Ce billet a été rédigé par Valentine Frey, étudiante de l'École de bibliothéconomie et des sciences de l'information dans le cadre du cours sur l'économie du document.

Quelle n’a pas été ma surprise lorsque « surfant » sur le site Ratatium, je suis tombée sur quelques billets portant sur le projet de loi de la télévision du futur adoptée par l’Assemblée Nationale en France le 31 janvier 2007.

Cette loi propose les éléments suivants :

  • A compter de 2012, les signaux émis par la télévision seront entièrement numériques ;
  • Cette loi donne un cadre à la TVHD et la télévision sur mobile ;
  • Enfin, en guise de compensation et afin d’encourager les principales chaînes (Canal+, M6 et TF1), l’Etat offre des chaînes « bonus ».

Aucun débat national n’a été médiatisé (au total contraire du débat relatif à la musique disponible sur IP) et pourtant, les partis politiques de l’opposition (UDF, PS et PC) se soulèvent contre l’adoption de cette loi. François Bayrou en l’occurrence, dénonce les privilèges accordés à ces grandes chaînes.

Les spécialistes de la TV 2.0, quant à eux, dénoncent l’ancrage de la télévision linéaire. La notion même de télévision du futur semble erronée dans cette loi : il n’y est jamais question de téléchargements des contenus par le peer to peer par exemple, de VOD (vidéo à la demande) ou de toutes les formes de service développées par la télévision 2.0. La convergence entre la télévision et IP ne transparaît pas dans cette loi.

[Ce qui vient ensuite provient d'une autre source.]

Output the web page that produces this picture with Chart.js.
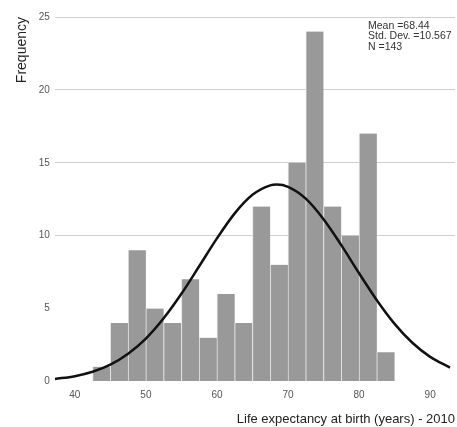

Pourquoi l’Etat n’arrive à concevoir la télévision du futur telle qu’elle sera en réalité ? La raison fondamentale réside dans le bouleversement du modèle économique de la télévision traditionnelle que la convergence numérique implique. En effet, il est clair que l’Etat veut protéger les principaux télédiffuseurs : la télévision sur Internet redistribue les rôles.

  • D’une part, traditionnellement, ceux qui règnent en maître dans la télévision sont les télédiffuseurs. La télévision est structurée autour de grandes chaînes publiques ou privées qui détiennent le droit privé de l’émission. Les chaînes achètent les émissions dont ils détiennent les droits. Avec Internet, la répartition des bénéfices de la télévision; très complexe, n’est plus hiérarchisée lors de la négociation des droits. Internet bouleverse ce modèle économique. La question des droits n’est toujours pas réglée actuellement et devrait bénéficier d’une véritable étude : quel pourrait être le nouveau partage de ces droits ? L’enjeu, d’une extrême importance, est complexe à régler.
  • D’autre part, la convergence numérique implique une convergence des entreprises des télécommunications et de la télévision. Les nouveaux intervenants sont des fournisseurs d’accès à Internet (FAI) et des opérateurs de télécommunications avec lesquels l’industrie télévisuelle se trouve en concurrence directe. Le poids économique relatif du groupe média sur le plan économique est largement insuffisant comparé à celui des télécommunications : les médias se trouvent dans une situation de dépendance. La différence de moyens financiers est spectaculaire. De même que la différence de taille des parcs d’abonnés. Voir :

Chantepie Philippe et Alain Le Diberder. Le nouveau paysage numérique. In Révolution numérique et industries culturelles. Paris : La Découverte. Extrait.

Pourtant, les groupes médias et les télédiffuseurs gardent une place de choix dans la diffusion des contenus aujourd’hui. Tout simplement, le web media n’est pas prêt de remplacer la télévision.